Article I (which was approved by all 21 of the committee’s Democrats and six of its 17 Republicans) stated that Nixon had “prevented, obstructed, and impeded the administration of justice,” mainly in the course of allowing and covering up the Watergate break-in. Among the nine specific counts, in summary, were these:

1.    Making false statements to investigators;
2.    Withholding evidence and information from investigators;
3.    Approving or condoning false testimony by his aides;
4.    Interfering with investigations by the FBI, Department of Justice, special prosecutor, and congressional committees;
5.    Approving or condoning “the surreptitious payment of substantial sums of money for the purposes of obtaining the silence” of witnesses or potential witnesses;
6.    Attempting to abuse the CIA;
7.    Giving aides material from the Justice Department to help them evade criminal charges;
8.    Making “false or misleading statements for the purpose of deceiving the people of the United States” into believing that a full investigation of the Watergate scandal had been completed and that none of his aides or campaign staff had engaged in any misconduct; and
9.    Leading defendants to believe that they would receive favorable treatment in exchange for silence or misleading testimony.

Several of these counts could apply to Trump’s activities. For example, it is significant that Trump’s lawyers are urging him not to testify before special prosecutor Robert Mueller precisely to avoid a charge similar to Count 1 of the obstruction-of-justice article against Nixon. (Rudy Giuliani calls this the “perjury trap.”)

If Michael Cohen’s recent confession under oath is found to be true, Trump may also have violated Nixon’s Count 3, in the sense that, by criticizing Cohen for pleading guilty and implicating his complicity, Trump in effect admitted that he’d been condoning Cohen’s previous lies.

Trump’s firing of three Justice Department officials for their roles in the Russia probe (FBI Director James Comey, Acting Attorney General Sally Yates, U.S. Attorney Preet Bharara) and his pressuring of at least five more (Mueller, Attorney General Jeff Sessions, Deputy Attorney General Rod Rosenstein, FBI Director Christopher Wray, and Deputy FBI Director Andrew McCabe) would certainly make him guilty of Count 4.

The payoff of porn star Stormy Daniels and at least one other woman, to keep them silent about his affairs with them, shortly before the 2016 election, meets the standard of Count 5.

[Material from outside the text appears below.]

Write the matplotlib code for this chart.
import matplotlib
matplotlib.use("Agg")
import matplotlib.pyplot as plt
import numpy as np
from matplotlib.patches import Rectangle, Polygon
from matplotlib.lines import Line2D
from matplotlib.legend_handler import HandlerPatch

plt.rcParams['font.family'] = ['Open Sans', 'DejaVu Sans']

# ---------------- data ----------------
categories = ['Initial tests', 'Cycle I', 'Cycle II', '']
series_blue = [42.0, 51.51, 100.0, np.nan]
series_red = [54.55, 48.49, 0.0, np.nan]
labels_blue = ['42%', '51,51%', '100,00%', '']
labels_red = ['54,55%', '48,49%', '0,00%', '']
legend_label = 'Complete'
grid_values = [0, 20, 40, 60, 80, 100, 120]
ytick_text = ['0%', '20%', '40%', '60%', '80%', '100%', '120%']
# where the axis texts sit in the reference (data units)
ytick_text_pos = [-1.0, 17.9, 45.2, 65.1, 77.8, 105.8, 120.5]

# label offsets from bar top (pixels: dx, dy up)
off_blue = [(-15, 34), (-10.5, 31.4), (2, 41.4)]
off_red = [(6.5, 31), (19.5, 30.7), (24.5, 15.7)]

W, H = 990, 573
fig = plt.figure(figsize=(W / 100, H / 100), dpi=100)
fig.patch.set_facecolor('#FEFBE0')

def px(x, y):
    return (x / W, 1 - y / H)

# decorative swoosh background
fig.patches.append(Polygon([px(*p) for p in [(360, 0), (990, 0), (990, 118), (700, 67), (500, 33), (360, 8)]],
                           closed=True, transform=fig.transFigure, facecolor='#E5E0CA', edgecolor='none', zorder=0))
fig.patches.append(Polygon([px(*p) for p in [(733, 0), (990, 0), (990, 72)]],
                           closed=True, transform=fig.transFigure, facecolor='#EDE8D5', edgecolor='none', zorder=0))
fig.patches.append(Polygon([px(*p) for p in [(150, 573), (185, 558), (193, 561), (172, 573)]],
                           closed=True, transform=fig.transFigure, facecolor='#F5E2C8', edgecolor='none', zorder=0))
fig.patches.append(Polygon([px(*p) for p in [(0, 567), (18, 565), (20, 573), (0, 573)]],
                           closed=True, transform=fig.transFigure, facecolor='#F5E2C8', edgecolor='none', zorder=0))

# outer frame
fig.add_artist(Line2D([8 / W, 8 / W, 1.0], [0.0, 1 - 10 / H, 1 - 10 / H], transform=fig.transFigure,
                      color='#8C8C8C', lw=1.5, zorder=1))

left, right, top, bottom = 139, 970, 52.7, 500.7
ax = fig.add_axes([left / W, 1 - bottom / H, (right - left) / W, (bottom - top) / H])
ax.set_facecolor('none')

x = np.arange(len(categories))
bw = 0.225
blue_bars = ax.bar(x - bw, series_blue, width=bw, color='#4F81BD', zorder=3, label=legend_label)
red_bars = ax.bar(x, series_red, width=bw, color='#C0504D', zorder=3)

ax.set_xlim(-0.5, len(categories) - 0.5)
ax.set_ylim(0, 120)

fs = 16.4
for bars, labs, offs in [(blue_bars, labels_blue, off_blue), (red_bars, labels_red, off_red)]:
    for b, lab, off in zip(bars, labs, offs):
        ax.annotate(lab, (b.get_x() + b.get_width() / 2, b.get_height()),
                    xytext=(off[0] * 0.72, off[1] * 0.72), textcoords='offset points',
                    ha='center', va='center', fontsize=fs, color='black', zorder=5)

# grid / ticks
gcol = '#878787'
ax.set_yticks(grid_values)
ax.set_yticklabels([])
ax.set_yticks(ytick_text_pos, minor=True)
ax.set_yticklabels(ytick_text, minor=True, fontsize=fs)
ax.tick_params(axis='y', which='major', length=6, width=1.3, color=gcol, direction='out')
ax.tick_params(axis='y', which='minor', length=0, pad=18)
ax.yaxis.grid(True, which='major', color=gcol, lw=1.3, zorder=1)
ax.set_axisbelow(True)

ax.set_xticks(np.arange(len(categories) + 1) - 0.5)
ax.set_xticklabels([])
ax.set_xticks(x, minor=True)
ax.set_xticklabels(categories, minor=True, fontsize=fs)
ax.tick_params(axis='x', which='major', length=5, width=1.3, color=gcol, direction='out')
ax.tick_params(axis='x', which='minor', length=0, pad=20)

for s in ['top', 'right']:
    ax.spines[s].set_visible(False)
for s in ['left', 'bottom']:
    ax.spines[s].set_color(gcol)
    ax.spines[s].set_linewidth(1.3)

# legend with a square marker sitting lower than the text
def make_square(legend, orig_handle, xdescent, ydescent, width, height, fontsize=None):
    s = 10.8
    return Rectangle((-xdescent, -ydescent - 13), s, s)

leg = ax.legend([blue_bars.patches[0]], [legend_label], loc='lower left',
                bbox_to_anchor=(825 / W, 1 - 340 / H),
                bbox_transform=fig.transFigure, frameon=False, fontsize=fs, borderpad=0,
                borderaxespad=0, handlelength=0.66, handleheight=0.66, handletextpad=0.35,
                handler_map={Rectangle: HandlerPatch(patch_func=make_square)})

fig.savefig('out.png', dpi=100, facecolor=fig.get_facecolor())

Count 8 may be the most remarkable charge: “[D]eceiving the people of the United States” into believing that none of his aides had engaged in misconduct. Trump has repeatedly engaged in that category of obstruction.

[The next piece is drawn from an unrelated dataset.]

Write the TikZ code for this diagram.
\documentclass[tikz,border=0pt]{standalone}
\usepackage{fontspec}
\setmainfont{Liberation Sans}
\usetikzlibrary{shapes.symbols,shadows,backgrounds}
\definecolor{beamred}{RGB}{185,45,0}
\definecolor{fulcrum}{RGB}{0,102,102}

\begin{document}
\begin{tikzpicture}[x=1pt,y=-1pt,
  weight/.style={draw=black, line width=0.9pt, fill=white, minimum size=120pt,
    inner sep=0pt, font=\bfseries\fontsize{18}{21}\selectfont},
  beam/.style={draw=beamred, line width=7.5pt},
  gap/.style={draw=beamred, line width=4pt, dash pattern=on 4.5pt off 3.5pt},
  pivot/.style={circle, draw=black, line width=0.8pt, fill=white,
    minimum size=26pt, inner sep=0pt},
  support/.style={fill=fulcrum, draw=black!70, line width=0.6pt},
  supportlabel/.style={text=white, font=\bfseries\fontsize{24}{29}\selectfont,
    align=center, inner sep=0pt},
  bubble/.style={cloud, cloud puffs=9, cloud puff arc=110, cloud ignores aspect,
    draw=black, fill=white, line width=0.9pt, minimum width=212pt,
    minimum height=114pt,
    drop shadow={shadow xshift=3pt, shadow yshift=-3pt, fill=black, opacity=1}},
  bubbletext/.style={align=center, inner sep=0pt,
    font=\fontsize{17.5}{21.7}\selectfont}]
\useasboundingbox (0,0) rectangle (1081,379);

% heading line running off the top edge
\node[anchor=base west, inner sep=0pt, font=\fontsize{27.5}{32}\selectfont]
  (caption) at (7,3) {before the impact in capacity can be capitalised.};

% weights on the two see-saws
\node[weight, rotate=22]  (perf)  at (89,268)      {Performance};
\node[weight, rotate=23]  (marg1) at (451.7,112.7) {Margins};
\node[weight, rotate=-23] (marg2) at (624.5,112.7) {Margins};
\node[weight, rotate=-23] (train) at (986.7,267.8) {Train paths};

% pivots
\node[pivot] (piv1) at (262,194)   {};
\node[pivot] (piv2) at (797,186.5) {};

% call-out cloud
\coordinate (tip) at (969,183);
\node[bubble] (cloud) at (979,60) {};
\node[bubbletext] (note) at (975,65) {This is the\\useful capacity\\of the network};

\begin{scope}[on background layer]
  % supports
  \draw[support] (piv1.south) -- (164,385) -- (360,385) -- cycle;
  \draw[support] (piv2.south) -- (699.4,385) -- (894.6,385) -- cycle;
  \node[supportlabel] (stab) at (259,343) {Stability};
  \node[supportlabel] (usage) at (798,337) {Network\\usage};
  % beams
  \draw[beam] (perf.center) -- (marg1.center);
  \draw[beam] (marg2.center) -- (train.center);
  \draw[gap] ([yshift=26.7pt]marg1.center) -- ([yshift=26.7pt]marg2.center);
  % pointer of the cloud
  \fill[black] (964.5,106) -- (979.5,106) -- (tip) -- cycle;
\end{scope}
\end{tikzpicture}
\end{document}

Trump’s messages to his former national security adviser, Michael Flynn, (“Stay strong”) and former campaign manager Paul Manafort (praising him for having “refused to break,” under prosecutors’ pressure) may have led them to believe they’d be pardoned, and would thus put Trump in the glare of Count 9.

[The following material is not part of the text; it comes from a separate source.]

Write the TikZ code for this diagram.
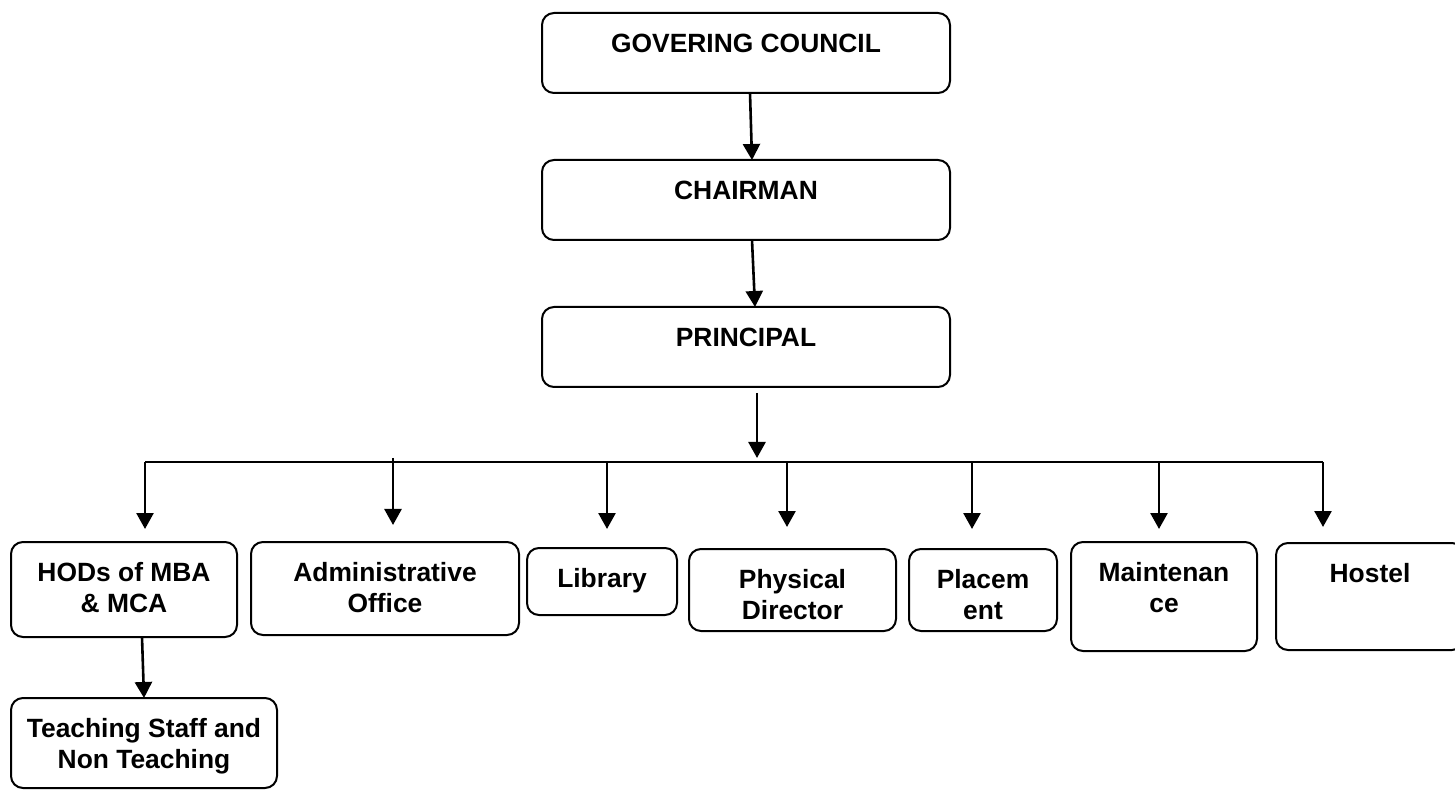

Article II of the impeachment resolution (approved by all 21 Democrats and seven of 17 Republicans) charged Nixon with five counts of abusing his powers and violating the constitutional rights of citizens:

1.    Trying to punish critics by subjecting them to IRS audits;
2.    Directing FBI and Secret Service agents to conduct electronic surveillance of citizens for reasons unrelated to national security;
3.    Establishing a secret investigative unit within the White House (“the Plumbers”), in part with campaign funds, to commit illegal acts (including the Watergate break-in and the burglary of Pentagon Papers leaker Daniel Ellsberg’s psychiatrist’s office);
4.    Condoning, or failing to act, when he knew that aides had tried to thwart or impede lawful investigations; and
5.    Interfering with the FBI, the Justice Department, the special prosecutor, and the CIA, “in violation of his duty to take care that the laws be faithfully executed.”

We don’t know whether Trump has done anything to warrant charges on the first three counts. But encouraging aides to impede Mueller would come under Count 4; and his pressuring or firing of at least eight Justice Department officials resonates with Count 5.

Article III charged Nixon with contempt of Congress for failing to give the House Judiciary Committee documents that it had lawfully subpoenaed. This article passed on a straight party vote: 21-17.*

Trump has also committed obstructions and abuses that go beyond Nixon’s catalog of high crimes and misdemeanors. His acceptance of foreign funds, as owner of Trump Organization hotels, is seen by many legal scholars and state attorneys general as a violation of Article IX of the Constitution (the Emoluments Clause). His disclosure of highly classified information to Russian officials inside the Oval Office is a clear abuse of power. His many statements demeaning federal judges and specific members of the armed forces could be said to contravene his duties as the government’s chief executive and the military’s commander in chief.

Does all this mean that Trump may face impeachment? If the Democrats regain control of the House in this year’s midterm elections, he might. But the congressional ouster of a president requires not only a majority of the House to vote for impeachment but also two-thirds of the Senate to vote for conviction.

Back in 1974, the Democrats outnumbered Republicans in the House, 235–182—way more than the majority needed to impeach Nixon. Democrats held 57 Senate seats and could almost certainly have rallied the necessary 10 Republicans for a two-thirds vote on conviction.
Two leading GOP senators, Barry Goldwater and minority leader Hugh Scott, were among those who urged Nixon to resign; several others were on record as holding the same view.

Even if the Democrats regained control of the Senate in this year’s midterms, they would hold only a slight majority. Short of an almost unimaginably stunning revelation or an equally dramatic shift in Republican senators’ slavish loyalty to Trump, it is unlikely that they would vote to convict him. And, given Trump’s stubborn character, it is also hard to imagine that he would leave the White House voluntarily—though, then again, who knows what crazy twists and turns might happen tomorrow.

One more thing worth noting: In 1974, the House Judiciary Committee issued a motion to impeach Nixon for abusing his power by secretly bombing Cambodia. That motion was voted down, 12–26. So there’s a lesson for politicians: Not even a partisan Congress is likely to impeach a president for conducting an illegal war, not even—as was the case in Cambodia—if that war hurls the bombed nation into chaos, bringing to power some of history’s most demented monsters, the Khmer Rouge, who proceed to murder 2 million of their own citizens.

Challenges of presidential power, even back then, in more rebellious times on Capitol Hill, had their limits.

*Correction, Aug. 23: In the original version of this column, the description of Article III was omitted.